Mirai pertenece al realismo mágico, ese género en el que un niño puede estar igual de entretenido jugando con el vaho de una ventana que hablando con su perro sobre la calidad de la comida que le echan. La obra de Mamoru Hosoda pertenece, además, a un realismo mágico intimista, en el que el viaje del héroe clásico puede servir también para narrar la complejidad de la maduración del mundo interior de un niño, ya sea el de “el nen Sala” del Raspall de Pere Calders —aquel cuento maravilloso del escritor catalán en el que un niño daba vida a un cepillo para convertirlo en su perro—, o en este caso, el de Kun. Y es que lo que propone el relato es universal: la llegada de un nuevo miembro a la familia hace inevitable que la atención y protagonismo se reparta. Así, Kun se siente celoso de su hermana Mirai —futuro en japonés—, a la que dice “no soportar”, pues siente que sus padres ya no le quieren porque pasan todo el tiempo con ella. Él no lo entiende, pues la ve aburrida, está todo el día durmiendo, lo que le frustra aún más. Kun recurre a rabietas y lloriqueos para llamar la atención, un comportamiento del todo comprensible, pero nada soportable. Por suerte para el pequeño —y para sus padres—, esas odiseas por el tiempo y las vivencias de sus antepasados hacen que, poco a poco, Kun aprenda a convertirse en todo un hermano mayor.
Así, el director y animador japonés da forma a una película que visualmente es apabullante. Expresiva y sensible en sus animaciones, logra cautivar en su retrato detallista del mundano mundo contemporáneo, pero también en sus intensos viajes por el espacio-tiempo.

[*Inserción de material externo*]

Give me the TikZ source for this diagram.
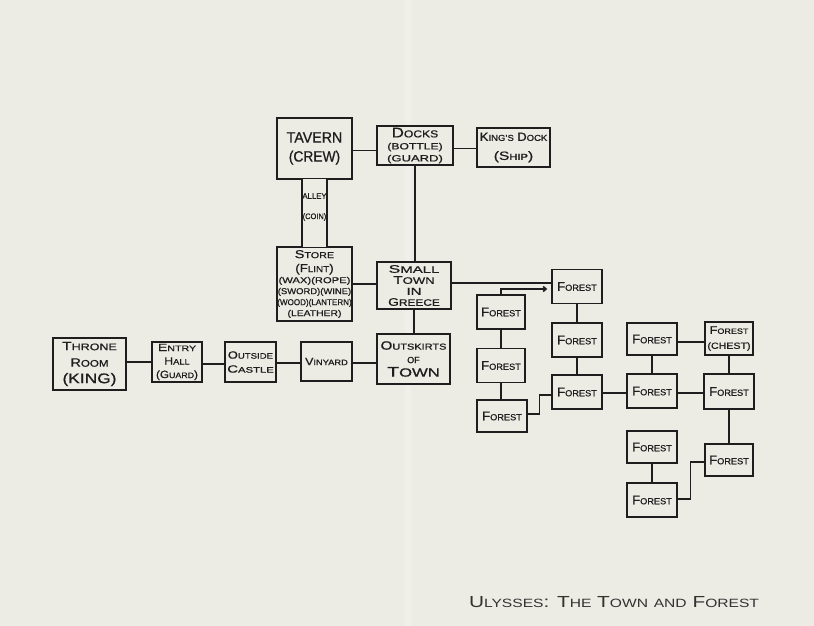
\documentclass[tikz,border=0pt]{standalone}
\usepackage{fontspec}
\setmainfont{Liberation Sans}[FakeBold=0.8]
\newfontfamily\thinpen{Liberation Sans}
\usepackage{graphicx}
\usetikzlibrary{arrows.meta}
\definecolor{paper}{RGB}{236,236,228}
\definecolor{ink}{RGB}{30,30,30}
\newcommand\hwrr{0.75}
\newcommand\hwcap[3][1]{\scalebox{#1}[1]{#2\scalebox{\hwrr}{#3}}}
\newcommand\hwst[2][1]{\scalebox{#1}[1]{#2}}
\tikzset{
  room/.style={draw=ink, line width=1.4pt, fill=paper, inner sep=0pt, align=center, text=ink},
  wood/.style={room, minimum width=50pt, minimum height=34pt, font=\fontsize{12.5}{14}\selectfont\def\hwrr{0.7}},
  link/.style={draw=ink, line width=1.5pt},
  note/.style={inner sep=0pt, text=ink, align=center},
}
\begin{document}
\begin{tikzpicture}[x=1pt,y=-1pt]
\useasboundingbox (0,0) rectangle (814,626);
\fill[paper] (0,0) rectangle (814,626);
\fill[white,opacity=0.25] (405,0) rectangle (411,626);

% town rooms
\node[room, minimum width=75pt, minimum height=61pt, font=\fontsize{15}{19}\selectfont] (tavern) at (314.5,148.5) {\hwst[.95]{TAVERN}\\\hwst[.92]{(CREW)}};
\node[room, minimum width=76pt, minimum height=39pt, font=\fontsize{9}{12}\selectfont\def\hwrr{0.72}] (docks) at (415,145.5) {{\fontsize{14}{14}\selectfont\hwcap[1.2]{D}{OCKS}}\\\hwst[1.35]{(BOTTLE)}\\\hwst[1.45]{(GUARD)}};
\node[room, minimum width=73pt, minimum height=39pt, font=\fontsize{12}{19}\selectfont\def\hwrr{0.72}] (kings) at (513.5,147.5) {\hwcap[1.1]{K}{ING'S} \hwcap[1.1]{D}{OCK}\\\hwst[1.3]{(\hwcap{S}{HIP})}};
\node[room, minimum width=75pt, minimum height=74pt, font=\fontsize{8.5}{11}\selectfont] (store) at (314.5,284) {{\fontsize{11.5}{11}\selectfont\hwcap[1.25]{S}{TORE}}\\[3pt]{\fontsize{11.5}{11}\selectfont\hwst[1.15]{(\hwcap{F}{LINT})}}\\\hwst[1.32]{(WAX)(ROPE)}\\\hwst[1.11]{(SWORD)(WINE)}\\\hwst[0.95]{(WOOD)(LANTERN)}\\\hwst[1.22]{(LEATHER)}};
\node[room, minimum width=74pt, minimum height=47pt, font=\fontsize{11}{11}\selectfont\def\hwrr{0.85}] (town) at (414,285.5) {\hwcap[1.6]{S}{MALL}\\\hwcap[1.4]{T}{OWN}\\{\fontsize{10}{10}\selectfont\hwst[1.5]{IN}}\\\hwcap[1.27]{G}{REECE}};
\node[room, minimum width=73pt, minimum height=50pt, font=\fontsize{12}{13.5}\selectfont\def\hwrr{0.72}] (outskirts) at (413.5,359) {\hwcap[1.27]{O}{UTSKIRTS}\\{\fontsize{9}{9}\selectfont OF}\\{\fontsize{14}{14}\selectfont\def\hwrr{0.85}\hwcap[1.4]{T}{OWN}}};
\node[room, minimum width=73pt, minimum height=52pt, font=\fontsize{12}{16.5}\selectfont\def\hwrr{0.8}] (throne) at (89.5,364) {\hwcap[1.3]{T}{HRONE}\\\hwcap[1.2]{R}{OOM}\\{\fontsize{14}{14}\selectfont\hwst[1.24]{(KING)}}};
\node[room, minimum width=50pt, minimum height=40pt, font=\fontsize{10.5}{13.5}\selectfont] (entry) at (177,362) {\hwcap[1.35]{E}{NTRY}\\\hwcap[1.18]{H}{ALL}\\\hwst[1.12]{(\hwcap{G}{UARD})}};
\node[room, minimum width=51pt, minimum height=40pt, font=\fontsize{10.5}{14}\selectfont] (outside) at (250.5,362) {\hwcap[1.22]{O}{UTSIDE}\\\hwcap[1.43]{C}{ASTLE}};
\node[room, minimum width=51pt, minimum height=39pt, font=\fontsize{10.5}{14}\selectfont] (vinyard) at (326.5,361.5) {\hwcap[1.18]{V}{INYARD}};

% alley corridor
\fill[paper] ([xshift=-11.7pt,yshift=1pt]tavern.south) rectangle ([xshift=11.7pt,yshift=-1pt]store.north);
\draw[room, fill=none] ([xshift=-12.5pt]tavern.south) -- ([xshift=-12.5pt]store.north);
\draw[room, fill=none] ([xshift=12.5pt]tavern.south) -- ([xshift=12.5pt]store.north);
\node[note, font=\fontsize{8}{8}\selectfont] (alley) at (314.5,196) {\hwst[0.97]{ALLEY}};
\node[note, font=\fontsize{8}{8}\selectfont] (coin) at (314.5,217) {\hwst[0.93]{(COIN)}};

% forest
\node[wood] (fm1) at (577,286.5) {\hwcap[1.05]{F}{OREST}};
\node[wood] (fm2) at (577,340) {\hwcap[1.05]{F}{OREST}};
\node[wood] (fm3) at (577,392) {\hwcap[1.05]{F}{OREST}};
\node[wood, minimum width=48pt] (fl1) at (501,312) {\hwcap[1.05]{F}{OREST}};
\node[wood, minimum width=48pt] (fl2) at (501,365.5) {\hwcap[1.05]{F}{OREST}};
\node[wood, minimum height=32pt] (fl3) at (502,416) {\hwcap[1.05]{F}{OREST}};
\node[wood, minimum height=32pt] (fr1) at (652,339) {\hwcap[1.05]{F}{OREST}};
\node[room, minimum width=48pt, minimum height=33pt, font=\fontsize{9}{15}\selectfont\def\hwrr{0.7}] (chest) at (729,338.5) {{\fontsize{11}{11}\selectfont\hwcap[1.17]{F}{OREST}}\\\hwst[1.18]{(CHEST)}};
\node[wood] (fr2) at (652,391) {\hwcap[1.05]{F}{OREST}};
\node[wood, minimum width=50pt, minimum height=35pt] (fr3) at (729,391.5) {\hwcap[1.05]{F}{OREST}};
\node[wood, minimum width=48pt, minimum height=32pt] (fr4) at (729,460) {\hwcap[1.05]{F}{OREST}};
\node[wood, minimum height=32pt] (fr5) at (652,447) {\hwcap[1.05]{F}{OREST}};
\node[wood] (fr6) at (652,500) {\hwcap[1.05]{F}{OREST}};

% connectors
\draw[link] ([yshift=-2pt]tavern.east) -- ([yshift=-2pt]tavern.east -| docks.west);
\draw[link] ([yshift=-3pt]docks.east) -- ([yshift=-3pt]docks.east -| kings.west);
\draw[link] (docks.south) -- (docks.south |- town.north);
\draw[link] (store.east) -- (store.east -| town.west);
\draw[link] (town.south) -- (town.south |- outskirts.north);
\draw[link] ([yshift=2pt]throne.east) -- ([yshift=2pt]throne.east -| entry.west);
\draw[link] ([yshift=-2pt]entry.east) -- ([yshift=-2pt]entry.east -| outside.west);
\draw[link] ([yshift=-1pt]outside.east) -- ([yshift=-1pt]outside.east -| vinyard.west);
\draw[link] ([yshift=-1.5pt]vinyard.east) -- ([yshift=-1.5pt]vinyard.east -| outskirts.west);
\draw[link] ([yshift=2.5pt]town.east) -- ([yshift=2.5pt]town.east -| fm1.west);
\draw[link, -{Straight Barb[length=3pt,width=5pt]}] (fl1.north) |- ([xshift=-4pt,yshift=-2.5pt]fm1.west);
\draw[link] (fl1) -- (fl2);
\draw[link] (fl2.south) -- (fl2.south |- fl3.north);
\draw[link] (fm1) -- (fm2);
\draw[link] (fm2) -- (fm3);
\draw[link] ([yshift=2pt]fl3.east) -- ++(12,0) |- ([yshift=-3pt]fm3.west);
\draw[link] ([yshift=-1pt]fm3.east) -- ([yshift=-1pt]fm3.east -| fr2.west);
\draw[link] (fr1) -- (fr2);
\draw[link] ([yshift=-3pt]fr1.east) -- ([yshift=-3pt]fr1.east -| chest.west);
\draw[link] ([yshift=-2pt]fr2.east) -- ([yshift=-2pt]fr2.east -| fr3.west);
\draw[link] (chest) -- (fr3);
\draw[link] (fr3) -- (fr4);
\draw[link] (fr5) -- (fr6);
\draw[link] ([yshift=1pt]fr6.east) -- ++(13,0) |- ([yshift=-2pt]fr4.west);

% title
\node[note, font=\thinpen\fontsize{16}{16}\selectfont, text={rgb,255:red,50;green,50;blue,50}] (title) at (614,602) {\hwst[1.3]{\hwcap{U}{LYSSES}: \hwcap{T}{HE} \hwcap{T}{OWN} \scalebox{0.75}{AND} \hwcap{F}{OREST}}};
\end{tikzpicture}
\end{document}
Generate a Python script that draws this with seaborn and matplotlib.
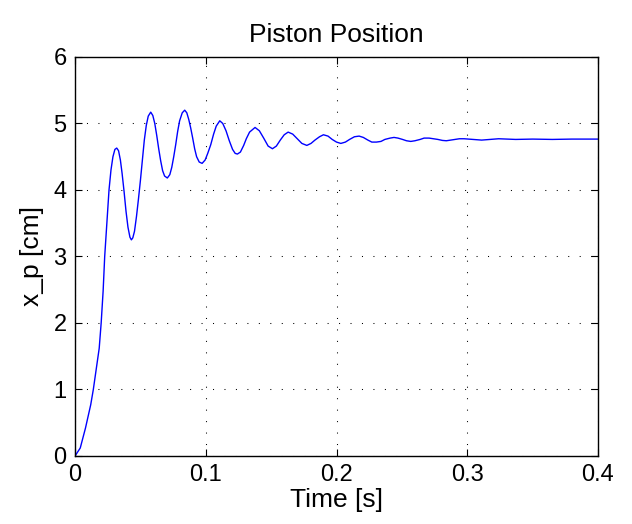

Y es que la animación tradicional y digital confluyen y conviven en armonía —al igual que tradición y progreso, que realismo y fantasía— mediante movimientos de cámara arriesgados, como los veloces desplazamientos transversales y elípticos a través de la vertical casa, pero también gracias a los coloridos escenarios dibujados a mano. Pero que sean vivaces no los hace menos aterradores. Su particular diseño de la estación ferroviaria de Tokyo resulta abrumadora, con unos interminables andenes que revuelven al espectador al trasladarnos a la sensación de cuando, de niños, nos perdíamos por los pasillos del supermercado. De todos modos, Hosoda nos compensa con su capacidad de enternecernos a través de su precisión y delicadeza en el retrato de personajes: véanse las muecas que hace el bebé al sonreír por primera vez. Esa agudeza bárbara para capturar momentos puramente cotidianos del entorno familiar la comparte con Hayao Mizayaki y su obra cumbre del realismo mágico infantil, Mi vecino Totoro (Tonari no Totoro, 1988). Es imposible olvidarse de aquella escena en que Satsuki y Mei eran de lo más felices comiendo hortalizas en la huerta de la vecina. De esa obra bebe el ritmo contemplativo, pausado, ameno, infantil de Mirai, que ayuda al director a cultivar esos momentos en los que nos transmite su profunda comprensión del comportamiento humano. Y lo hace con sencillez y lucidez, por ejemplo, en el instante en que el padre de Kun se pone a cocinar y coge el trapo del suelo para limpiar la encimera, lo que provoca que su mujer le mire con afable condescendencia para decirle que se ha equivocado. Un detalle mínimo, al fin y al cabo, pero que desprende un cariño casi poético en la observación de nuestras conductas.
El país del sol naciente avanza como un tren hacia una sociedad más tecnológica, más progresista —se intuye un cierto aire feminista en la película de Hosoda—, pero sin dejar atrás sus tradiciones más singulares. Desde la aparición del supersticioso Festival de las Niñas hasta la banda sonora, Mirai es una preciosidad folclórica. El cineasta nipón es capaz de transmitir la importancia que da a la familia en un país en que el individuo se intuye cada vez más solitario —el índice de solteros en Japón no para de crecer, tal y como refleja el ensayo de Aziz Ansari, Modern Romance—. La visión de Hosoda de la crianza y de la educación de los niños describe una tarea compleja, donde la conciliación laboral y familiar es cada vez más difícil y educar a un hijo puede ser de lo más agotador. Porque es imposible no desquiciarse y convertirse en la “mamá demonio” cuando tus hijos no ordenan el cuarto, o cuando se niegan a ponerse un pantalón. Pero también es emocionante cuando, de un día para otro, los niños deciden que ya son tan mayores como para aprender a ir en bici solos, y lo logran. O cuando, de pronto, se dan cuenta de que sus padres también tuvieron que aprender a ir en bici, de que también eran desordenados; en definitiva, de que también fueron niños… con nombre de pila y todo.